The trio eventually ambles into suburbia, and finds it completely deserted. No people anywhere! Hence the title. (Strangely, there also aren’t little piles of clothes all over the street as you’d think there would be if they all disintegrated like Clancy, but we won’t worry about that. It is a missed opportunity for some extra creepiness, though.) The spooky, people-free atmosphere leads to a nice shock moment when they discover a living person staring out a window at them. Eventually they encounter some other survivors, but no one has much idea what has happened or why whatever it was didn’t happen to them. We do get an explanation in the end (having to do with solar flares), but it’s so implausible that the filmmakers would have been much better off leaving the entire phenomenon unexplained. Heading for Malibu, where they hope to find their wife/mother, our trio pick up a few traveling companions along the way including a young boy and a woman named Jenny who won’t speak a word. Other survivors aren’t so amicable, having quickly resorted to violence. (The group has their car stolen at gunpoint, and the boy’s parents were killed for their vehicle.) Whatever event transpired, it also made the animals go crazy. Peter Graves fans will get a kick out of seeing him bravely fight a “savage” house cat and a collie not unlike Lassie!

Director John Llewellyn Moxey (a veteran of The Avengers and other ITC spy shows as well as Mission: Impossible) generates a generally creepy atmosphere, but I kept hoping for a different ending. I kept hoping that Anthony Zerbe or someone would pop out and reveal that he was behind some massive con job, making Graves believe that the world had ended and he was the last man on earth as revenge for all the times Graves and his crew played that exact trick on traitors and foreign agents and Syndicate men on Mission: Impossible! Alas, it’s not to be.

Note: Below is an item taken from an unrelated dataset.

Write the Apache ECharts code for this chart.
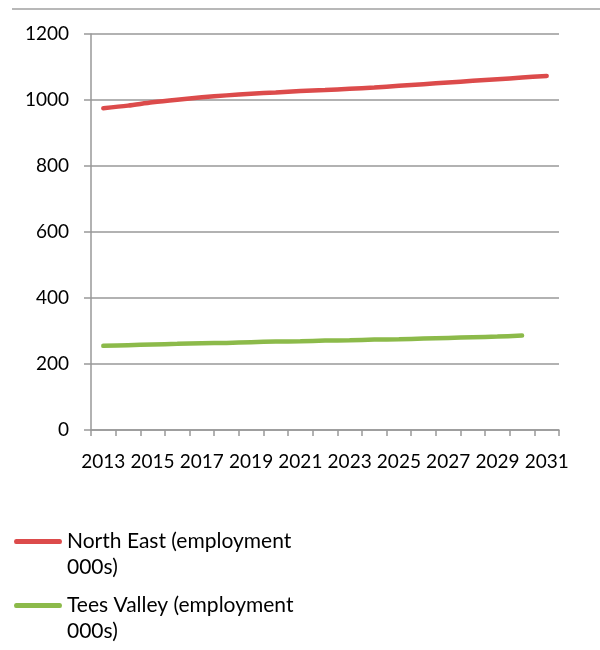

Where Have All the People Gone? isn't on DVD, but it does play from time to time on the Fox Movie Channel.


Christopher Mills said...

Thanks for posting this. I had dim memories of this film from my childhood, but had it confused with William Girdler's DAY OF THE ANIMALS, and when I watched that movie on DVD a year or so ago, I wondered why it didn't play out as I remembered.

Now I know. :)

Delmo said...

He also played private eye Lew Archer in "The Underground Man" in 1974. Paul Newman had played the same character but under the name Lew Harper in "Harper"(1966) and "The Drowning Pool"(1975).

Tanner said...

Mixed up memories or not, I think you saw the better movie, Christopher. Day of the Animals is more fun than this movie, overall!

I only recently learned about that Lew Archer movie, and I was surprised because I'd heard MacDonald wouldn't let them use the name Archer for the Newman movies. Have you seen it, Delmo? I'd really like to track that one down!

Marty McKee said...

I like this movie. I wonder if it was intended as a pilot? You can imagine where the show might have gone from there, probably sort of a post-apoc FUGITIVE with Graves and his family wandering and encountering guest-stars-of-the-week.

It is now available from DirecTV On Demand, if anyone needs to watch it today.

Delmo said...

I had heard the name was changed for the film supposedly because Paul Newman had recently enjoyed success with Hud (1963) and the producers wanted the movie's title to begin with "H".

I have it on tape. I'll see about making you a dub.

Abe Lucas said...

Great write up! Fox Movie Channel also airs another TVM from 1974, SCREAM OF THE WOLF, which has stayed with me for almost thirty years. Peter Graves got to be the good guy, but Clint Walker was just so sinister in that movie...

Tanner said...

I was wondering the same thing, Marty. It definitely does seem like it could be the set-up for something. And I'm sure Graves was looking for another series at that point. (I know the Archer movie was intended as a pilot.) Thanks for sharing that this is on DireTV On Demand!

Interesting about the "H" movies, Delmo. Weird! (But totally believable in Hollywood.) Thanks for the dub offer! I'll email you about that.

CK, I'd really like to see "Scream of the Wolf" too. I'll keep my eye out for it on FMC. I just got "The President's Plane Is Missing" on DVD yesterday, so I'm looking forward to that one too!